Alltag mit einem dementen Haustier

Der betagte Hund verhält sich seltsam, wird ängstlich, unruhig, orientierungslos, schläft schlecht: Dann kann es sein, dass er an Demenz erkrankt ist, Fachbegriff: kognitive Dysfunktion. Die Tierärztin Nina Meyerhoff arbeitet an der Klinik für Kleintiere der Tierärztlichen Hochschule Hannover, wo eine Spezial-Sprechstunde für solche Symptome eingerichtet wurde. Sie weiß, was es heißt, wenn das Tier langsam dement wird.

epd: Wie beeinflusst eine Demenz das Verhältnis zwischen Mensch und Hund?

Nina Meyerhoff: Es kann sehr schön sein, wenn Tiere sehr alt werden und man viel Zeit mit ihnen verbringen kann. Dann ist es ein schönes Gefühl, dem Tier einen angenehmen Lebensabend zu bereiten. Viele Halterinnen und Halter berichten mir davon, wie intensiv die Beziehung zu ihrem Hund gerade im Alter ist. Aber die Schlafstörungen und die Unruhe im Falle einer kognitiven Dysfunktion können auch für alle Familienmitglieder sehr belastend und zehrend sein.

Zudem können neue Ängste bei den Tieren entstehen, zum Beispiel vor dem Alleinbleiben oder vor fremder Umgebung. Dann muss viel geplant und der Alltag auf die Bedürfnisse des Tieres umgestellt werden. Urlaub ist eventuell nicht mehr unkompliziert möglich. Die Erkrankung hat also soziale, finanzielle und eventuell sogar berufliche Folgen für viele Hundebesitzer. Manche wechseln sogar ins Home-Office, damit die Tiere nicht lange allein bleiben müssen. Freunde oder Verwandte oder auch der Arbeitgeber haben dann mitunter wenig Verständnis.

epd: Wie intensiv wird Ihre Sprechstunde für demente Kleintiere genutzt?

Meyerhoff: Wir haben jede Woche hier fünf oder mehr Fälle vor Ort und zusätzlich insbesondere auch viele Anfragen für telemedizinische Beratung. Meist für Hunde, aber wir helfen auch, wenn Katzen als dement gelten.

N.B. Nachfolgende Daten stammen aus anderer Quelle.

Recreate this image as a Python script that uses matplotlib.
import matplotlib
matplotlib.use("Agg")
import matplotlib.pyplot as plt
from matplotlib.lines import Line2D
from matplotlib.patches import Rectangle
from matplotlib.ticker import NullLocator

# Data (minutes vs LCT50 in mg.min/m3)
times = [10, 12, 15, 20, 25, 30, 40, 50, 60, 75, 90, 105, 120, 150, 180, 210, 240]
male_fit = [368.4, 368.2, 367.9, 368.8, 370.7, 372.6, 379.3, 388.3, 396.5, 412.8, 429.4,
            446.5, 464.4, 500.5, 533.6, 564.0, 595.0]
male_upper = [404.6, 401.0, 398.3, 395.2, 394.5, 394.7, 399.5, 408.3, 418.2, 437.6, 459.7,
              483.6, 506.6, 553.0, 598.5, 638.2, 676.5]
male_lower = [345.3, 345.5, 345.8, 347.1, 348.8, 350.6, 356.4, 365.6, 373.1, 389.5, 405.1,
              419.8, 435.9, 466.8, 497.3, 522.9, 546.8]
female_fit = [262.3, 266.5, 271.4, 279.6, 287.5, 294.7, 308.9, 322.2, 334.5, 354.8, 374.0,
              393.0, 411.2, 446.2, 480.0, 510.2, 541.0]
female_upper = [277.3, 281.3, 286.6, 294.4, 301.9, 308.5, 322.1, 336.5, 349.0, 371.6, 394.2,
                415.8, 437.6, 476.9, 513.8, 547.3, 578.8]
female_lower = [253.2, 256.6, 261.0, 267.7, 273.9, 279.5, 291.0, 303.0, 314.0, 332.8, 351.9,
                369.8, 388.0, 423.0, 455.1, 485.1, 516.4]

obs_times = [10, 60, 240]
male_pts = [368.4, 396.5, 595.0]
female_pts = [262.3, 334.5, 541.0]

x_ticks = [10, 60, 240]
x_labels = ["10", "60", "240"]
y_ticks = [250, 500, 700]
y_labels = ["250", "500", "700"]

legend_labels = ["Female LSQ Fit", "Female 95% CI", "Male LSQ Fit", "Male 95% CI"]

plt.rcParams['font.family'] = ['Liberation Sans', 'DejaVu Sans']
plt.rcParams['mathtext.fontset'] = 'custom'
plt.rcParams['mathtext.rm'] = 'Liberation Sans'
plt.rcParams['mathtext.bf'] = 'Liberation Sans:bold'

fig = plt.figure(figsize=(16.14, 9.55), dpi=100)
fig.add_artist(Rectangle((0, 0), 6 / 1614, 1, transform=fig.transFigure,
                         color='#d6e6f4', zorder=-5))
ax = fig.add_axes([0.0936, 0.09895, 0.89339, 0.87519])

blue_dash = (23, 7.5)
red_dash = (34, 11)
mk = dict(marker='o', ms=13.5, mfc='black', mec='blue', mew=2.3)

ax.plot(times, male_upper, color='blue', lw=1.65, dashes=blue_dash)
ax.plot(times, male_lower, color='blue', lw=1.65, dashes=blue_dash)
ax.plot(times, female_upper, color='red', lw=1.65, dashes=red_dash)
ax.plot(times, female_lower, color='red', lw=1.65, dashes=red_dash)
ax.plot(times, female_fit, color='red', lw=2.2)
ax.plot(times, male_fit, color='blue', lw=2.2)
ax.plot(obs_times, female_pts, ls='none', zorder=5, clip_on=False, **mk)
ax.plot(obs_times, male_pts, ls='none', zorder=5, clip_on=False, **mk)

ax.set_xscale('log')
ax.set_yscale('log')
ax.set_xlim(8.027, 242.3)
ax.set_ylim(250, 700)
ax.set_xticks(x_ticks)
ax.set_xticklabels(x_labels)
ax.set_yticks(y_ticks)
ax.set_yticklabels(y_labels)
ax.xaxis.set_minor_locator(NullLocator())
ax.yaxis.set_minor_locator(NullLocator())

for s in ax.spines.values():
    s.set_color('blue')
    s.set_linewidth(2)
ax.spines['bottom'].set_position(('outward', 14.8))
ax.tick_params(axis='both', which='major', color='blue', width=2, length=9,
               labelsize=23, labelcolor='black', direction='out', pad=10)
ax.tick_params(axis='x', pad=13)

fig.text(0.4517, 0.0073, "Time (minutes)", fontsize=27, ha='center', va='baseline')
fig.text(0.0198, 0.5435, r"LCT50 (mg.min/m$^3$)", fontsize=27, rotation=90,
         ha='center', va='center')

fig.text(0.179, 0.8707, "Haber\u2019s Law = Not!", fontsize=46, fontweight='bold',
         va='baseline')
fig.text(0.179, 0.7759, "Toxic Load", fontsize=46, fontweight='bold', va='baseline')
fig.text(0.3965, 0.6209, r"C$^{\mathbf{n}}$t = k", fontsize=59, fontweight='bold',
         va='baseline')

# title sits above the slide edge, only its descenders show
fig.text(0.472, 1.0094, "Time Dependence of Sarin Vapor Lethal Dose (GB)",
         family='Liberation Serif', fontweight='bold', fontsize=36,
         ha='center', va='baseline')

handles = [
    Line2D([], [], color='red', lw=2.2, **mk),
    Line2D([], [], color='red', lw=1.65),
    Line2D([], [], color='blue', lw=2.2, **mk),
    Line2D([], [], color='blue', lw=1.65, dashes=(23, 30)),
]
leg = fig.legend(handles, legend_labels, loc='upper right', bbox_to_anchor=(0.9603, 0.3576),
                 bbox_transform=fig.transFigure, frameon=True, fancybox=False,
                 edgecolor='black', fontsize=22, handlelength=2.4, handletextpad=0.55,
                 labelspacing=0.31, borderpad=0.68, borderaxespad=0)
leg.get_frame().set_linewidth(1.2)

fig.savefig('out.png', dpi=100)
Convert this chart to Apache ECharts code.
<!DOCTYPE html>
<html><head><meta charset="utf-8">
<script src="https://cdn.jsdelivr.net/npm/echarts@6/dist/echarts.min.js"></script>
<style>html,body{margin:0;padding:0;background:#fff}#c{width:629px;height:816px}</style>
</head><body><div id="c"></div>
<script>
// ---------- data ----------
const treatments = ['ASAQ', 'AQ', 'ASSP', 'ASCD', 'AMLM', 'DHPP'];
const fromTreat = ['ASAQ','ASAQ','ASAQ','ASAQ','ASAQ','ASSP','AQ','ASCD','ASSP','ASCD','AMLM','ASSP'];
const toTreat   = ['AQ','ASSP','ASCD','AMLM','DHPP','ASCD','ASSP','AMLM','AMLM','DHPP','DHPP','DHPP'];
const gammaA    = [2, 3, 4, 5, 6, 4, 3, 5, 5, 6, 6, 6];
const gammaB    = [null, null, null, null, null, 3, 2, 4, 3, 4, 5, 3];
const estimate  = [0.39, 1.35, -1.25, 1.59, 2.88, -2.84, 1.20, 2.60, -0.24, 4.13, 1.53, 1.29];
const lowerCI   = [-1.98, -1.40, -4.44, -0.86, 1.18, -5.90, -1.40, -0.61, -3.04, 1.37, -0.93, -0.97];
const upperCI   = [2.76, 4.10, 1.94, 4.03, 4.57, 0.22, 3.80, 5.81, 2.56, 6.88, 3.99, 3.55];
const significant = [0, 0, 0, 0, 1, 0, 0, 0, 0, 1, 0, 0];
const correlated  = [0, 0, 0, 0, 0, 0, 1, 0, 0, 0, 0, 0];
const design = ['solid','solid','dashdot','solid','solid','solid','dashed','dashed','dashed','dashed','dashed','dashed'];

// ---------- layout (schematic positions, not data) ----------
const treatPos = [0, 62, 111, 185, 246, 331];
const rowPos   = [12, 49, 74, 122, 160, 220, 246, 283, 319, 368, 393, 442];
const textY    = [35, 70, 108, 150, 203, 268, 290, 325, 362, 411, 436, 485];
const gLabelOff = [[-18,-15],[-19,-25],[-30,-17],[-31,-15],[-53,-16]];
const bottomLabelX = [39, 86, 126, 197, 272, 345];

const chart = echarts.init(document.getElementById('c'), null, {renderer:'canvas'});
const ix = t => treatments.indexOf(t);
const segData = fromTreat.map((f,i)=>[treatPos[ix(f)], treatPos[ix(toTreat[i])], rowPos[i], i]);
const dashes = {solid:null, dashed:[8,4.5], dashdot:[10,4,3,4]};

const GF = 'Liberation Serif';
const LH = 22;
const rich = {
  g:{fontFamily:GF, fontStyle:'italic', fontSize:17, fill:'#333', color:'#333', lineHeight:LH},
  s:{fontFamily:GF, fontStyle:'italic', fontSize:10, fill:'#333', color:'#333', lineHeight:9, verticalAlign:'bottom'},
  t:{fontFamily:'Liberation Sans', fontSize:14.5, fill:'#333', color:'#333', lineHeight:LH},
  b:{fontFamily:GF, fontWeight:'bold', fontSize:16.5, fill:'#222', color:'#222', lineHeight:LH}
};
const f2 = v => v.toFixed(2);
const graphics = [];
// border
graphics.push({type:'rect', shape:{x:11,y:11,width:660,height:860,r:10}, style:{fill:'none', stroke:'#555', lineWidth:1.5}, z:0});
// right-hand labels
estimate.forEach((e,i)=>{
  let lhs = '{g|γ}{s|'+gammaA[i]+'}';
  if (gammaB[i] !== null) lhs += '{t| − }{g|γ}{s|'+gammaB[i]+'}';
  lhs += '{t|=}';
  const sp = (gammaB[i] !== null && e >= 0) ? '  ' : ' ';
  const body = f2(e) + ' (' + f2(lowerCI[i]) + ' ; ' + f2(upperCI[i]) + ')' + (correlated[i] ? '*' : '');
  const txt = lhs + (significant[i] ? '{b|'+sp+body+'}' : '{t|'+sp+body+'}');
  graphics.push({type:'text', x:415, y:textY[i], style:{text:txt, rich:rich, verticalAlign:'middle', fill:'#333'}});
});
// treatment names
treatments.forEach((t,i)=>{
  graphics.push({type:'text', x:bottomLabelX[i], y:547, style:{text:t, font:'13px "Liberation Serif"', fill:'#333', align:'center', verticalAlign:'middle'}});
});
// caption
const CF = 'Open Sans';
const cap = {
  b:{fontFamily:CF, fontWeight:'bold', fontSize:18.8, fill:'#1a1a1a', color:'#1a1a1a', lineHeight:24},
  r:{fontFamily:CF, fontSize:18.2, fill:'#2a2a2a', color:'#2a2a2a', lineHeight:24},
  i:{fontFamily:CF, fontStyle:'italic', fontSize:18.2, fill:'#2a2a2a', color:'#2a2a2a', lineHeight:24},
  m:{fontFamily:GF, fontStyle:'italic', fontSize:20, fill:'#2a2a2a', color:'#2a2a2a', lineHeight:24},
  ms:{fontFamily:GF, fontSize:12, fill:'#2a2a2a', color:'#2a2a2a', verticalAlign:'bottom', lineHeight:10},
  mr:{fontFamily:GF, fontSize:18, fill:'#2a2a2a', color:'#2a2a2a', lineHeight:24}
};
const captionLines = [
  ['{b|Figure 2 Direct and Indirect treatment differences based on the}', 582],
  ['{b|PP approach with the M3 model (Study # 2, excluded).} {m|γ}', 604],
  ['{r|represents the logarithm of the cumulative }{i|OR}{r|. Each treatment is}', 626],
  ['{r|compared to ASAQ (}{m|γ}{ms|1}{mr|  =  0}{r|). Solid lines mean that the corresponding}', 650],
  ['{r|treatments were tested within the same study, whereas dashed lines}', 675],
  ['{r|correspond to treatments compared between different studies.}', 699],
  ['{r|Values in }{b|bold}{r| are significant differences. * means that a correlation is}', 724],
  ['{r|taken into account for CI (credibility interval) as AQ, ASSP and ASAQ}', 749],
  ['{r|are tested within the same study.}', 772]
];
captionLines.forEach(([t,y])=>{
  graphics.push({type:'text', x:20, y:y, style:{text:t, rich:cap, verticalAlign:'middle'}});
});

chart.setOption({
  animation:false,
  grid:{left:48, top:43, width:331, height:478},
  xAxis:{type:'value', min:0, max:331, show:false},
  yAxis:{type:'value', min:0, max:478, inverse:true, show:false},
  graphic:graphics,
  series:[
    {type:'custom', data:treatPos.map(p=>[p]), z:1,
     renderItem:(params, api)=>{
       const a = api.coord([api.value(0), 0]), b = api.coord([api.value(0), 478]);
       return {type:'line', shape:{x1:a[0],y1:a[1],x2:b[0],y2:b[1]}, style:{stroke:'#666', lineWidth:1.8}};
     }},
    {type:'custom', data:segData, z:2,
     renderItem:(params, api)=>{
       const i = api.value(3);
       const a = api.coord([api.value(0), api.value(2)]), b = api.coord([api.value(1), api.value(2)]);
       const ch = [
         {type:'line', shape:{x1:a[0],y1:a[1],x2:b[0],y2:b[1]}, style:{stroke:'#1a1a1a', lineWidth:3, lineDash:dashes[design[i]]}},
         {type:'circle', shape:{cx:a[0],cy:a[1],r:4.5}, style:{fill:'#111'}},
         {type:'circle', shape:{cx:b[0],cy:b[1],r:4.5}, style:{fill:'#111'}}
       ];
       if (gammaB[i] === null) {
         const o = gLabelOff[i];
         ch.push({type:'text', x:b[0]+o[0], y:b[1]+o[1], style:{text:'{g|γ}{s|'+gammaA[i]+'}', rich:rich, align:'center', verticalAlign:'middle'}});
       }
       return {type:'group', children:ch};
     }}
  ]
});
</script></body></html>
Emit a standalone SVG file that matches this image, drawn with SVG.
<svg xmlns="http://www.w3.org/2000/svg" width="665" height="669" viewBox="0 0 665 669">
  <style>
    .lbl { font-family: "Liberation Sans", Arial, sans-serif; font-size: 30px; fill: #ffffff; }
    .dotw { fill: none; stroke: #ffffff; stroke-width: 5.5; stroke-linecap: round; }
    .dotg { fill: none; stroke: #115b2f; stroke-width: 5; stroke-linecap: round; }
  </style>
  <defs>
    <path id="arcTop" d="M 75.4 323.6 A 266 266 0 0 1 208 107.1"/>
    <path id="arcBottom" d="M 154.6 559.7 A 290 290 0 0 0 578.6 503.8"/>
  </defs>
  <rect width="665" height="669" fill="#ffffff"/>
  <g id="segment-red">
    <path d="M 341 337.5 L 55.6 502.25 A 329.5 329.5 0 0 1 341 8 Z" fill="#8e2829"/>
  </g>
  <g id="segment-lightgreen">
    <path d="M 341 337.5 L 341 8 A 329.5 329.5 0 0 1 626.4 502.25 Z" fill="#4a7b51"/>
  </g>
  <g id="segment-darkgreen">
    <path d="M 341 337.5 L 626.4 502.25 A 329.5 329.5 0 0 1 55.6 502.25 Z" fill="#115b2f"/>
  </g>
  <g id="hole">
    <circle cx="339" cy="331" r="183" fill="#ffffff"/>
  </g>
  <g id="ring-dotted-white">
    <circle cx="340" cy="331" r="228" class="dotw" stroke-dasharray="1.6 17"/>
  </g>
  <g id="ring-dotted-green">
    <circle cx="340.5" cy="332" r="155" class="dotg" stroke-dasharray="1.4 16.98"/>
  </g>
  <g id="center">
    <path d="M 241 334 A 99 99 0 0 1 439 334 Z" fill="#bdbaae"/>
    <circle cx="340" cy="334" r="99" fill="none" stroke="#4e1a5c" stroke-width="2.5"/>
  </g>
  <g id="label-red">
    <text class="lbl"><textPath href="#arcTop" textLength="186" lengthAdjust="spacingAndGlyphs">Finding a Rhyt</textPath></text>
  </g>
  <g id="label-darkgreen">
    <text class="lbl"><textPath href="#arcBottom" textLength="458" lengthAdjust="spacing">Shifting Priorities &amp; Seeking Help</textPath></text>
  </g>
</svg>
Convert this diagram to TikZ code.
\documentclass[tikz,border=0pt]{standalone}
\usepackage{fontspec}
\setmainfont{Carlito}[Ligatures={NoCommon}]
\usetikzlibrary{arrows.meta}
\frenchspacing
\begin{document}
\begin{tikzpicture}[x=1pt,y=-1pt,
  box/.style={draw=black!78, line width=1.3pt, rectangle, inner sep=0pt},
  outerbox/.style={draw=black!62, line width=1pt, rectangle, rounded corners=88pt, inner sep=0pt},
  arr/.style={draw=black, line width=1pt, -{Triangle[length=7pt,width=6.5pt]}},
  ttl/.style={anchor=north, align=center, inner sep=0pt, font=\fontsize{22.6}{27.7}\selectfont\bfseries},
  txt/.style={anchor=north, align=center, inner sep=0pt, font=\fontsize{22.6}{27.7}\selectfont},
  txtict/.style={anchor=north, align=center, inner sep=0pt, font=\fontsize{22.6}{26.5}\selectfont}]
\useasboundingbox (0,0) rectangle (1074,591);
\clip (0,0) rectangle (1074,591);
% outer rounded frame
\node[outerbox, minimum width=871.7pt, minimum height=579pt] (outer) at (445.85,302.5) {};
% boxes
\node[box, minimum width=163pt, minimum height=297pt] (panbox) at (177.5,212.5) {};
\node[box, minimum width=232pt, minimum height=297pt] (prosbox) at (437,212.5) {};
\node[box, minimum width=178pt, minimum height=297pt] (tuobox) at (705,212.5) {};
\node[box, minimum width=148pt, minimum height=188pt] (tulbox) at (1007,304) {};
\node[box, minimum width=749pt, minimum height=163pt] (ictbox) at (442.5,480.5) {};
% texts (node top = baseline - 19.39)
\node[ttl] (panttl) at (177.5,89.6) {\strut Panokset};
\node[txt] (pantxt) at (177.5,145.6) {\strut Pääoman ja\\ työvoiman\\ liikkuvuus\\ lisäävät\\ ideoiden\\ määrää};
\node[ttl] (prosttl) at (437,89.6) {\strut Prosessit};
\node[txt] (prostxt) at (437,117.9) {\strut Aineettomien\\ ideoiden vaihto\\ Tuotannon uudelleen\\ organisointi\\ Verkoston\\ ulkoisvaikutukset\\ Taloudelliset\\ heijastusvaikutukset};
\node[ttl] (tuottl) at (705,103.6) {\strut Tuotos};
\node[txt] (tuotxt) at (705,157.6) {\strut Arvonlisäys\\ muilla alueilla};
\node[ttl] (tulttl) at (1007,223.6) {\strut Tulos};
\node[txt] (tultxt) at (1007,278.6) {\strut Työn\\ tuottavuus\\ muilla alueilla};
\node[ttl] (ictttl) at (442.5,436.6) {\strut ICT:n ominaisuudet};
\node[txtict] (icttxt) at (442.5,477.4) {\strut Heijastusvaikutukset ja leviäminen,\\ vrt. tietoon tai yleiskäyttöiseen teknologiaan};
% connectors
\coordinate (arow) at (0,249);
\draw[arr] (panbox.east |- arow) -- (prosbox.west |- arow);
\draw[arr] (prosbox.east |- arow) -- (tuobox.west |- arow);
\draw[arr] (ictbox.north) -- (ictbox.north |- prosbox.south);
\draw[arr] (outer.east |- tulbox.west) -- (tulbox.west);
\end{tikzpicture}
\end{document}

epd: Eine völlige Heilung gibt es nicht. Neben Medikamenten und spezieller Ernährung empfehlen sie auch eine angepasste Physiotherapie und Mobilisierung des Tieres. Wie sind ihre Erfahrungen damit?

Meyerhoff: Generell ist hier Tier-Physiotherapie sehr nachgefragt und wir erfahren sehr gutes Feedback, auch zu unseren Info-Veranstaltungen und Webinaren: Tierhalter haben große Lust, ihre Hunde altersgerecht „sinnvoll“ und mit Spaß zu beschäftigen. Oft geht dies ja auch ohne großen Aufwand und ohne hohe Kosten mit ansprechendem Spielzeug.